When I saw an article in Forbes last week that detailed how Michael Jordan made $60 million over the past year, primarily from endorsements, I had to laugh. I was on my couch at the time, wearing Jordan basketball shorts. A pair of Air Jordan retros sat next to me where I had kicked them off, a framed poster of a Jordan ad campaign hung on my wall and an empty bottle of Gatorade sat on my coffee table.
My apartment itself is a testament to Michael Jordan’s earning power, which becomes more amazing when you consider how relevant his personal brand remains long after his playing career has ended.
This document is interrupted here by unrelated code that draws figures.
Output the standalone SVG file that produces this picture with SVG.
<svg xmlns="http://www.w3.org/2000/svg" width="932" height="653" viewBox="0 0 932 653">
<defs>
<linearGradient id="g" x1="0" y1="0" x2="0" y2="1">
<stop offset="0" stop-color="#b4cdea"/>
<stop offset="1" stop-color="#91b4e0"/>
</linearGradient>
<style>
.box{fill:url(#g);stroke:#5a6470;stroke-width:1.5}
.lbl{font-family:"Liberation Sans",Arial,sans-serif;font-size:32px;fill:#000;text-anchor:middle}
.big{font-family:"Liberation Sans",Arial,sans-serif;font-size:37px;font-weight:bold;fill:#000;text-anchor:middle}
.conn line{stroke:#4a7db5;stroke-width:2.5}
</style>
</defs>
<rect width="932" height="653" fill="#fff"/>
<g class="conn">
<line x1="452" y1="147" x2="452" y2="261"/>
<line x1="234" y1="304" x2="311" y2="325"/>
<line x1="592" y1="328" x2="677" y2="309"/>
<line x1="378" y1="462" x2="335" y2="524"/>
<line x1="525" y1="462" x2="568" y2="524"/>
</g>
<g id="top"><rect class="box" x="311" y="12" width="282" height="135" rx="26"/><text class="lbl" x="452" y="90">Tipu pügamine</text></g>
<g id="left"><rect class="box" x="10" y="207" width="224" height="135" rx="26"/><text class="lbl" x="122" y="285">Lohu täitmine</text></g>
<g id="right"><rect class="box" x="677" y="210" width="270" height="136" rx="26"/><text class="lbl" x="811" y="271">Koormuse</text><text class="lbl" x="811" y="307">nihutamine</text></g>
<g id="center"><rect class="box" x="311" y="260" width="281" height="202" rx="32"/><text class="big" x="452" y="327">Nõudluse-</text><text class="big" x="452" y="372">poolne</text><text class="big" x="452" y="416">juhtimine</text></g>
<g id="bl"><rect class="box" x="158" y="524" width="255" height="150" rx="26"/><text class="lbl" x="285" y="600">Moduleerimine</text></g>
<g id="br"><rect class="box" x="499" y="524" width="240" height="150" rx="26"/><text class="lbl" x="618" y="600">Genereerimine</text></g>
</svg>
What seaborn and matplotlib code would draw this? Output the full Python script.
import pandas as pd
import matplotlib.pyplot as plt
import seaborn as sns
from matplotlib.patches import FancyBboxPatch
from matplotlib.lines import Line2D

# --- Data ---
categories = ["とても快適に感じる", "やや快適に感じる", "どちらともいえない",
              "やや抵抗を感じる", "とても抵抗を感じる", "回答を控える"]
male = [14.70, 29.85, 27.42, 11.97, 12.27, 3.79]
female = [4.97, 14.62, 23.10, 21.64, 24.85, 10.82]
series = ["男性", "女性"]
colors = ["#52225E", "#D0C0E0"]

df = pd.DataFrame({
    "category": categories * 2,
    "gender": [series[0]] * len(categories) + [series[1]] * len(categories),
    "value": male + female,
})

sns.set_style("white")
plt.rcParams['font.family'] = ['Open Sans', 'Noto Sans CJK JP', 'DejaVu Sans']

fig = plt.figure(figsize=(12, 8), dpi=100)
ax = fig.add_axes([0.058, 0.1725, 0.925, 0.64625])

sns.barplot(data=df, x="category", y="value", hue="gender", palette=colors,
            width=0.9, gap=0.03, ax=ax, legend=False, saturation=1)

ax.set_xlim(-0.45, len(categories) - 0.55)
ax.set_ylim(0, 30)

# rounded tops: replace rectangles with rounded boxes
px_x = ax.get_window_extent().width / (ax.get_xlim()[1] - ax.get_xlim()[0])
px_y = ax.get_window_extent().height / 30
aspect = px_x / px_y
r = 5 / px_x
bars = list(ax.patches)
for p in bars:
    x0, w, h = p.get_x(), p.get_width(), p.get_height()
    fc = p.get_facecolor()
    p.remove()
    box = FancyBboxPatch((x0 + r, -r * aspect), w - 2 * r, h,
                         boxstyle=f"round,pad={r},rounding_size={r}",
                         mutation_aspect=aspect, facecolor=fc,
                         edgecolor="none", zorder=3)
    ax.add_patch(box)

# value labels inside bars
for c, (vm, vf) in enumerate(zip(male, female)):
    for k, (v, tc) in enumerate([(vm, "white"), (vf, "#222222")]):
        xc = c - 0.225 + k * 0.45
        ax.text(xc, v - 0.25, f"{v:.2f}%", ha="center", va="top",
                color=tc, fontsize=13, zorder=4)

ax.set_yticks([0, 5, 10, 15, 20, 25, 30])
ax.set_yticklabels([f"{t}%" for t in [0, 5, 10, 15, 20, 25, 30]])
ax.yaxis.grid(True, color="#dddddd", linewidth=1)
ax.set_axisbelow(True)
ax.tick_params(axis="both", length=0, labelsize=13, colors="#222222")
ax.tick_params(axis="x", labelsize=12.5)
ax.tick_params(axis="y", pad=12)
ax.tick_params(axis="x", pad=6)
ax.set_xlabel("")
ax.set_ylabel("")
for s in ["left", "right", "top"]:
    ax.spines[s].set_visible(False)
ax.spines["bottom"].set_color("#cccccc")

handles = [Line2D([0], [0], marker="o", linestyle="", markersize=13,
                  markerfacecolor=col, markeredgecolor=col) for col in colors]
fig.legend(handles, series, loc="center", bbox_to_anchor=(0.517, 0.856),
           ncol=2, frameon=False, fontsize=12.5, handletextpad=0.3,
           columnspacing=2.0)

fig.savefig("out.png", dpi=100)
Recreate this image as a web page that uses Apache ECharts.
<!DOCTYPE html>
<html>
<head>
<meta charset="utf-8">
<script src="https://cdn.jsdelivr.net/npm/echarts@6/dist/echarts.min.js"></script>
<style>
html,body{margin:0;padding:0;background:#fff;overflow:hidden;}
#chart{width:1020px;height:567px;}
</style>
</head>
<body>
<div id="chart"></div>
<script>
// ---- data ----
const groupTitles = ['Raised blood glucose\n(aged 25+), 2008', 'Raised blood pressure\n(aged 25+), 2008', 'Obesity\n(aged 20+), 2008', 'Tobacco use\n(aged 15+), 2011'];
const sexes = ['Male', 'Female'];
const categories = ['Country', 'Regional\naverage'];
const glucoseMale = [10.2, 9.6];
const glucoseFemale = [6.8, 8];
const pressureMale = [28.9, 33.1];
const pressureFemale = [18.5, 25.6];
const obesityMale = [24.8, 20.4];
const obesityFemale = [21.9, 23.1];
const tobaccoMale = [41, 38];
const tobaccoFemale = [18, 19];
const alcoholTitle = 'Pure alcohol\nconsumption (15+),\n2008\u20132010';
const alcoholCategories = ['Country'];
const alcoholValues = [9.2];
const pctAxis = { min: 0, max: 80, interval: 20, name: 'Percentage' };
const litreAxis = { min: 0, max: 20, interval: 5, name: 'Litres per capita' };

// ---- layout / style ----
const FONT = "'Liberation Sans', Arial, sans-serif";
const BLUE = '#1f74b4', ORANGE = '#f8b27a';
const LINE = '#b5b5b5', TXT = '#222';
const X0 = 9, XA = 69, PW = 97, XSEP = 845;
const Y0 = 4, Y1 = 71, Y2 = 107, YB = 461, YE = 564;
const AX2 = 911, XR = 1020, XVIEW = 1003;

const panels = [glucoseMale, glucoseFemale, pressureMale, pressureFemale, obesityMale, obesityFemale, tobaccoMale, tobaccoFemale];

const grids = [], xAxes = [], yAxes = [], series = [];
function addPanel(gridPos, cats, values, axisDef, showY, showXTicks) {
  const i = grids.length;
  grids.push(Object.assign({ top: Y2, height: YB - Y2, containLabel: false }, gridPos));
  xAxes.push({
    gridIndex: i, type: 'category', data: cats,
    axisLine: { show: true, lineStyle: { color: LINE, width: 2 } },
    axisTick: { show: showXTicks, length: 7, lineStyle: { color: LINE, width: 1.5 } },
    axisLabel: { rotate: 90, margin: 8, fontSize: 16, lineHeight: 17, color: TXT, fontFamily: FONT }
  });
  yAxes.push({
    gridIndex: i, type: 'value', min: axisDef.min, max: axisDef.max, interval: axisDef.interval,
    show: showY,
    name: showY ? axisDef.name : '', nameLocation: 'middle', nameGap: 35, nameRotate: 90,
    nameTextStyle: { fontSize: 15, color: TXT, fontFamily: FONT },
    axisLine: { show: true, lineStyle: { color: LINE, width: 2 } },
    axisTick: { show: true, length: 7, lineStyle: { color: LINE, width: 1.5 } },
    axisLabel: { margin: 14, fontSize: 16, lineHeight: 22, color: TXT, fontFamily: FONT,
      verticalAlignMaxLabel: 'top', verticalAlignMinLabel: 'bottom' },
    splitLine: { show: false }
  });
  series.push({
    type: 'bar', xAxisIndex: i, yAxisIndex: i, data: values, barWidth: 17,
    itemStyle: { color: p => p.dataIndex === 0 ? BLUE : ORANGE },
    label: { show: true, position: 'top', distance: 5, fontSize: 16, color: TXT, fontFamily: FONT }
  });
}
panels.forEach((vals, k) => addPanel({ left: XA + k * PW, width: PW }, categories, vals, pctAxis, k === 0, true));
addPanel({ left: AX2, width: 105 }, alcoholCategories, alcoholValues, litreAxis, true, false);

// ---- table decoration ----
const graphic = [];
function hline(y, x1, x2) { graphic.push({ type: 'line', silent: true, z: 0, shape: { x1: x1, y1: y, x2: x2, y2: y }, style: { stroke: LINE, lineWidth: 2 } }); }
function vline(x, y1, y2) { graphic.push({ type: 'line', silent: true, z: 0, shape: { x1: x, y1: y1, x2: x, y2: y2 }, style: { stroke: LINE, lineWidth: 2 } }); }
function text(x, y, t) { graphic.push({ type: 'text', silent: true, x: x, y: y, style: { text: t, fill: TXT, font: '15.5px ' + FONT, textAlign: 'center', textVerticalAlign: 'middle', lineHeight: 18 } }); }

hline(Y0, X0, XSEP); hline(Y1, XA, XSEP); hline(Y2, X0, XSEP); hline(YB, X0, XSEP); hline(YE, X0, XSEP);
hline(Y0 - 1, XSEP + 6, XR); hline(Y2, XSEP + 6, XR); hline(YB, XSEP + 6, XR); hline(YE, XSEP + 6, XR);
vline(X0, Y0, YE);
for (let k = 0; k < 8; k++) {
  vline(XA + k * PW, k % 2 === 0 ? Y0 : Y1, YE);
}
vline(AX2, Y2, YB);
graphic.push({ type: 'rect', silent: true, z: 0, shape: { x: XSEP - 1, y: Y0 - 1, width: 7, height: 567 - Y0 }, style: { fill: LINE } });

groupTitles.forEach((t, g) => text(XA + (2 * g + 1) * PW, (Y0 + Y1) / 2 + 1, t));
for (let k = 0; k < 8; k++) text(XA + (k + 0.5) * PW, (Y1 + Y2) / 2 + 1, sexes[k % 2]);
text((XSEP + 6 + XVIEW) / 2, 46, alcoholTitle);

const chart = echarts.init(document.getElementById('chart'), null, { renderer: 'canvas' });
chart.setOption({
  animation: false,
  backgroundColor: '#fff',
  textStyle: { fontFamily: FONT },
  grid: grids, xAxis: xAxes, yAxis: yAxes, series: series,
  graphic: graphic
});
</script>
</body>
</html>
Jordan’s high-water mark came at exactly the right time. The ad world had grown exponentially – in no small part due to Jordan himself – but the information age had not yet hit its full stride. I’ve long wondered how much less public malign LeBron James would have had to deal with had he played in an era without Twitter, the Internet and a fully evolved ESPN to chronicle stray examples of avarice or entitlement.
Conversely, Jordan didn’t have to deal with YouTube clips portraying him losing six figures in a casino or on a golf course. There was no TMZ to sensationalize missteps in his personal life, no breathless tweets about him ripping into teammates in practice. If you paid close attention – and/or read The Jordan Rules – it was all there. But it wasn’t splashed all over the Internet, so the Jordan mystique was grandfathered into this new era and left pristine.
The main reason Jordan is the second-highest earning athlete in America even today is undoubtedly his connection to Nike and Wieden+Kennedy, whose ad wizardry – in Jordan’s own words – “[turned] me into a dream.” Congenial and handsome, Jordan supplemented his on-court brilliance with an innate sense of the smooth demeanor that played best in Middle America living rooms.
Jordan’s 71 percent market share in basketball sneakers seems way too high, but a cursory glance at the line for J.Cole’s record signing last Tuesday showed me no fewer than a dozen Air Jordans in my immediate line of sight, worn by both genders, every nationality and age group. The retros sell themselves via word of mouth and buzz, improbably resonating with young people after all these years while luring nostalgic longtime patrons back into the fold, or keeping them there.
With a vast selection of Jordans regarded as classics, one gets the feeling that if this trend was going to run its course, it surely would have by now. It’s a continuing cash cow for Nike and an enduring source of income for Michael Jordan.
The interesting part about Jordan’s modern-day financial success is that for someone who was once quite hands-on – he originally balked at having his first sneaker released in red and black since those are “the devil’s colors” – it doesn’t seem like he has to do a whole lot anymore, since the groundwork was so capably laid years ago.
For Hanes, he occasionally makes those ads where he sits on a plane. (In coach!) I can’t remember any recent Gatorade commercials with Mike, but The Jingle still pops into my head at times. (I can’t be the only one who misses drinking out of glass bottles, right?) His image goes on the front of a video game that he probably doesn’t play, and he does a commercial with – somewhat incongruously – Drake.